Xは,平成21年6月30日,本件訴えを提起し,別件判決の認定に沿って,現存する本件未収金債権の額を示したうえで,別件訴えに係る訴訟で請求していなかった残部(以下「本件残部」という。)の額を主張して,その支払を請求した。これに対し,Yは,本件残部については,本件催告から6箇月以内に民法153条所定の措置を講じなかった以上は,消滅時効が完成していると主張して,これを援用した。

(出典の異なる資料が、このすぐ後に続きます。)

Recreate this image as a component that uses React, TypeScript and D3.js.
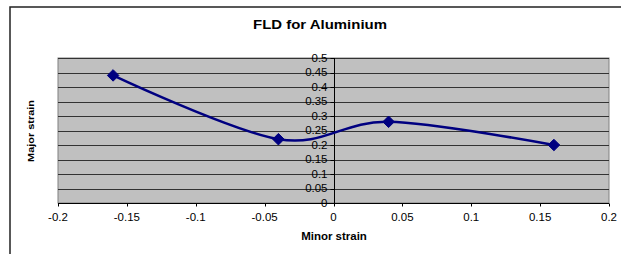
import React, { useEffect, useRef } from 'react';
import * as d3 from 'd3';

// Minor strain (x) and major strain (y) for each measured point
const minorStrain = [-0.16, -0.04, 0.04, 0.16];
const majorStrain = [0.44, 0.22, 0.28, 0.2];

// Axis ticks
const xTicks = [-0.2, -0.15, -0.1, -0.05, 0, 0.05, 0.1, 0.15, 0.2];
const yTicks = [0, 0.05, 0.1, 0.15, 0.2, 0.25, 0.3, 0.35, 0.4, 0.45, 0.5];

const App = () => {
  const chartRef = useRef<SVGSVGElement | null>(null);

  useEffect(() => {
    const width = 621;
    const height = 254;
    const plot = { left: 58, right: 609, top: 58, bottom: 203 };
    const font = 'Liberation Sans, Arial, sans-serif';
    const stretch = 1.15; // text in the picture is a little wider than tall

    const svg = d3.select(chartRef.current);
    svg.selectAll('*').remove();
    svg.attr('width', width).attr('height', height);

    // white background and outer chart border (runs off right and bottom)
    svg.append('rect').attr('width', width).attr('height', height).attr('fill', 'white');
    svg.append('rect')
      .attr('x', 10).attr('y', 7)
      .attr('width', width + 20).attr('height', height + 20)
      .attr('fill', 'none').attr('stroke', '#222').attr('stroke-width', 1.5);

    const x = d3.scaleLinear().domain([-0.2, 0.2]).range([plot.left, plot.right]);
    const y = d3.scaleLinear().domain([0, 0.5]).range([plot.bottom, plot.top]);

    // grey plot area
    svg.append('rect')
      .attr('x', plot.left).attr('y', plot.top)
      .attr('width', plot.right - plot.left).attr('height', plot.bottom - plot.top)
      .attr('fill', '#c0c0c0').attr('stroke', '#808080').attr('stroke-width', 1);

    // horizontal gridlines
    svg.selectAll('.grid')
      .data(yTicks.filter(d => d > 0))
      .enter()
      .append('line')
      .attr('class', 'grid')
      .attr('x1', plot.left).attr('x2', plot.right)
      .attr('y1', d => Math.round(y(d)) + 0.5).attr('y2', d => Math.round(y(d)) + 0.5)
      .attr('stroke', '#333').attr('stroke-width', 1);

    // x axis line + ticks
    const xAxisY = Math.round(y(0)) + 0.5;
    svg.append('line')
      .attr('x1', plot.left).attr('x2', plot.right)
      .attr('y1', xAxisY).attr('y2', xAxisY)
      .attr('stroke', 'black');
    svg.selectAll('.xtick')
      .data(xTicks)
      .enter()
      .append('line')
      .attr('x1', d => Math.round(x(d)) + 0.5).attr('x2', d => Math.round(x(d)) + 0.5)
      .attr('y1', xAxisY).attr('y2', xAxisY + 3)
      .attr('stroke', 'black');
    svg.selectAll('.xlabel')
      .data(xTicks)
      .enter()
      .append('text')
      .attr('transform', d => `translate(${x(d)},${221}) scale(${stretch},1)`)
      .attr('text-anchor', 'middle')
      .attr('font-family', font).attr('font-size', 10)
      .text(d => String(d));

    // y axis at x = 0
    const yAxisX = Math.round(x(0)) + 0.5;
    svg.append('line')
      .attr('x1', yAxisX).attr('x2', yAxisX)
      .attr('y1', plot.top).attr('y2', plot.bottom)
      .attr('stroke', 'black');
    svg.selectAll('.ytick')
      .data(yTicks)
      .enter()
      .append('line')
      .attr('x1', yAxisX - 4).attr('x2', yAxisX)
      .attr('y1', d => Math.round(y(d)) + 0.5).attr('y2', d => Math.round(y(d)) + 0.5)
      .attr('stroke', 'black');
    svg.selectAll('.ylabel')
      .data(yTicks)
      .enter()
      .append('text')
      .attr('transform', d => `translate(${yAxisX - 7},${y(d) + 3.5}) scale(${stretch},1)`)
      .attr('text-anchor', 'end')
      .attr('font-family', font).attr('font-size', 10)
      .text(d => String(d));

    // smoothed series line (Excel-style smoothing)
    const pts: [number, number][] = minorStrain.map((d, i) => [x(d), y(majorStrain[i])]);
    const line = d3.line().curve(d3.curveCardinal.tension(0));
    svg.append('path')
      .attr('d', line(pts))
      .attr('fill', 'none')
      .attr('stroke', '#000080')
      .attr('stroke-width', 2.5);

    // diamond markers
    svg.selectAll('.marker')
      .data(pts)
      .enter()
      .append('path')
      .attr('d', d3.symbol().type(d3.symbolDiamond2).size(85)())
      .attr('transform', d => `translate(${d[0]},${d[1]})`)
      .attr('fill', '#000080')
      .attr('stroke', '#000080');

    // titles
    svg.append('text')
      .attr('transform', `translate(320,${29}) scale(${stretch},1)`)
      .attr('text-anchor', 'middle')
      .attr('font-family', font).attr('font-size', 13).attr('font-weight', 'bold')
      .text('FLD for Aluminium');
    svg.append('text')
      .attr('transform', `translate(334,${240}) scale(${stretch},1)`)
      .attr('text-anchor', 'middle')
      .attr('font-family', font).attr('font-size', 10).attr('font-weight', 'bold')
      .text('Minor strain');
    svg.append('text')
      .attr('transform', `translate(34,131) rotate(-90) scale(${stretch},1)`)
      .attr('text-anchor', 'middle')
      .attr('font-family', font).attr('font-size', 9.5).attr('font-weight', 'bold')
      .text('Major strain');
  }, []);

  return (
    <svg ref={chartRef} style={{ position: 'absolute', left: 0, top: 0, display: 'block' }}></svg>
  );
};

export default App;
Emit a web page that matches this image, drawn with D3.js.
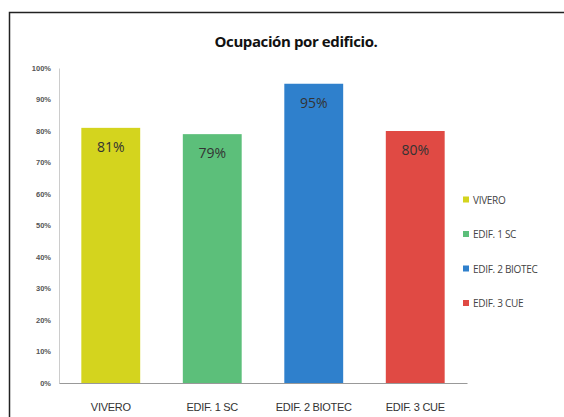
<!DOCTYPE html>
<html>
<head>
<meta charset="utf-8">
<script src="https://cdn.jsdelivr.net/npm/d3@7"></script>
<style>
  body { margin: 0; background: #fff; }
  svg { display: block; font-family: "Open Sans", sans-serif; }
</style>
</head>
<body>
<div id="main"></div>
<script>
const categories = ["VIVERO", "EDIF. 1 SC", "EDIF. 2 BIOTEC", "EDIF. 3 CUE"];
const values = [0.81, 0.79, 0.95, 0.80];
const colors = ["#d4d41e", "#5cbf7a", "#2f80cc", "#e04a44"];
const yTicks = [0, 0.1, 0.2, 0.3, 0.4, 0.5, 0.6, 0.7, 0.8, 0.9, 1];

onload = () => {
    const d3 = window.d3;
    let svg = d3.select("#main").append("svg");
    svg.attr("width", 564).attr("height", 417);

    // frame
    svg.append("rect")
        .attr("x", 9.5).attr("y", 12.5)
        .attr("width", 570).attr("height", 420)
        .attr("fill", "#fff")
        .attr("stroke", "#222")
        .attr("stroke-width", 1.5);

    svg.append("text")
        .attr("x", 296).attr("y", 47)
        .attr("text-anchor", "middle")
        .style("font-size", "15px")
        .style("font-weight", "bold")
        .style("letter-spacing", "-0.4px")
        .attr("fill", "#111")
        .text("Ocupación por edificio.");

    let data = categories.map((c, i) => ({ name: c, value: values[i], color: colors[i] }));

    let xScale = d3.scaleBand()
        .domain(categories)
        .range([59, 467])
        .paddingInner(0.42)
        .paddingOuter(0.22);

    let yScale = d3.scaleLinear().domain([0, 1]).range([383, 68]);

    let axisLeft = d3.axisLeft(yScale)
        .tickValues(yTicks)
        .tickFormat(d3.format(".0%"))
        .tickSize(0)
        .tickPadding(8);

    let gy = svg.append("g")
        .attr("transform", "translate(59, 0)")
        .call(axisLeft);
    gy.select(".domain").attr("stroke", "#ccc");
    gy.selectAll("text")
        .style("font-size", "7.5px")
        .style("font-weight", "bold")
        .attr("fill", "#555");

    let axisBottom = d3.axisBottom(xScale).tickSize(0).tickPadding(20);
    let gx = svg.append("g")
        .attr("transform", "translate(0, 383)")
        .call(axisBottom);
    gx.select(".domain").attr("stroke", "#999");
    gx.selectAll("text")
        .style("font-size", "11px")
        .style("letter-spacing", "-0.3px")
        .attr("fill", "#333");

    let bars = svg.selectAll(".bar").data(data).enter().append("g").classed("bar", true);

    bars.append("rect")
        .attr("x", (d) => xScale(d.name))
        .attr("y", (d) => yScale(d.value))
        .attr("width", xScale.bandwidth())
        .attr("height", (d) => yScale(0) - yScale(d.value))
        .attr("fill", (d) => d.color);

    bars.append("text")
        .attr("x", (d) => xScale(d.name) + xScale.bandwidth() / 2)
        .attr("y", (d) => yScale(d.value) + 24)
        .attr("text-anchor", "middle")
        .style("font-size", "14px")
        .attr("fill", "#333")
        .text((d) => Math.round(d.value * 100) + "%");

    let legend = svg.selectAll(".legend").data(data).enter().append("g")
        .classed("legend", true)
        .attr("transform", (d, i) => `translate(463, ${200 + i * 34.5})`);

    legend.append("rect")
        .attr("x", 0).attr("y", -3.5)
        .attr("width", 6).attr("height", 6)
        .attr("fill", (d) => d.color);

    legend.append("text")
        .attr("x", 10).attr("y", 3.5)
        .style("font-size", "10px")
        .style("letter-spacing", "-0.3px")
        .attr("fill", "#444")
        .text((d) => d.name);
};
</script>
</body>
</html>
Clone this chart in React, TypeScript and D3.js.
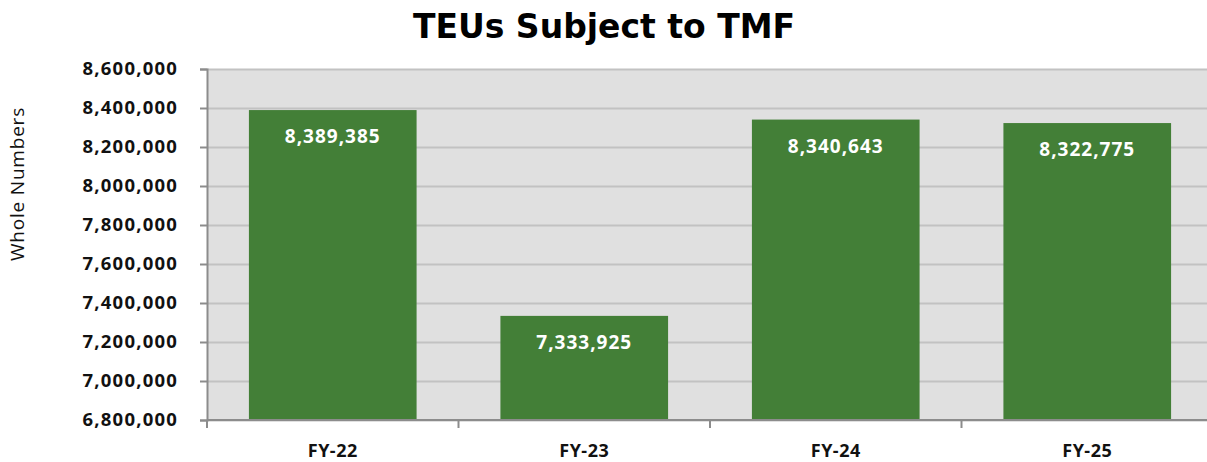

原審は,本件残部について,その額を認定したものの,消滅時効が完成していると判断して,Xの請求を棄却した。
判旨(上告棄却)
「明示的一部請求の訴えにおいて請求された部分と請求されていない残部とは,請求原因事実を基本的に同じくすること,明示的一部請求の訴えを提起する債権者としては,将来にわたって残部をおよそ請求しないという意思の下に請求を一部にとどめているわけではないのが通常であると解されることに鑑みると,明示的一部請求の訴えに係る訴訟の係属中は,原則として,残部についても権利行使の意思が継続的に表示されているものとみることができる。したがって,明示的一部請求の訴えが提起された場合,債権者が将来にわたって残部をおよそ請求しない旨の意思を明らかにしているなど,残部につき権利行使の意思が継続的に表示されているとはいえない特段の事情のない限り,当該訴えの提起は,残部について,裁判上の催告として消滅時効の中断の効力を生ずるというべきであり,債権者は,当該訴えに係る訴訟の終了後6箇月以内に民法153条所定の措置を講ずることにより,残部について消滅時効を確定的に中断することができると解するのが相当である。」
「もっとも,催告は,6箇月以内に民法153条所定の措置を講じなければ,時効の中断の効力を生じないのであって,催告から6箇月以内に再び催告をしたにすぎない場合にも時効の完成が阻止されることとなれば,催告が繰り返された場合にはいつまでも時効が完成しないことになりかねず,時効期間が定められた趣旨に反し,相当ではない。したがって,消滅時効期間が経過した後,その経過前にした催告から6箇月以内に再び催告をしても,第1の催告から6箇月以内に民法153条所定の措置を講じなかった以上は,第1の催告から6箇月を経過することにより,消滅時効が完成するというべきである。この理は,第2の催告が明示的一部請求の訴えの提起による裁判上の催告であっても異なるものではない。」
「これを本件についてみると,上告人は,本件催告から6箇月以内に,別件訴えを提起したにすぎず,本件残部について民法153条所定の措置を講じなかったのであるから,本件残部について消滅時効が完成していることは明らかである。」
コメント
  本判例は,従前の判例どおり,明示的一部請求において債権総額の判断がされた場合,残部について,裁判上の請求に準ずるものとして消滅時効の中断を生ずるものではない(最高裁昭和31年(オ)第388号同34年2月20日第二小法廷判決・民集13巻2号209頁参照),としたうえで,上記のとおり,明示的一部請求の訴えの提起における,残部にかかる裁判上の催告としての消滅時効の中断を認めたものである。ただし,本事案の結論としては,本件催告(第1回の催告)後に別件訴えが提起(第2の催告)されているのに過ぎず,二重の催告は認められないため,本件残部については消滅時効が完成しているとした。
  今後の実務においては,催告による猶予期間に訴訟を提起する場合,明示的一部請求では残部の消滅時効の完成を阻止することはできず,全部請求をしなければならないことに留意すべきである。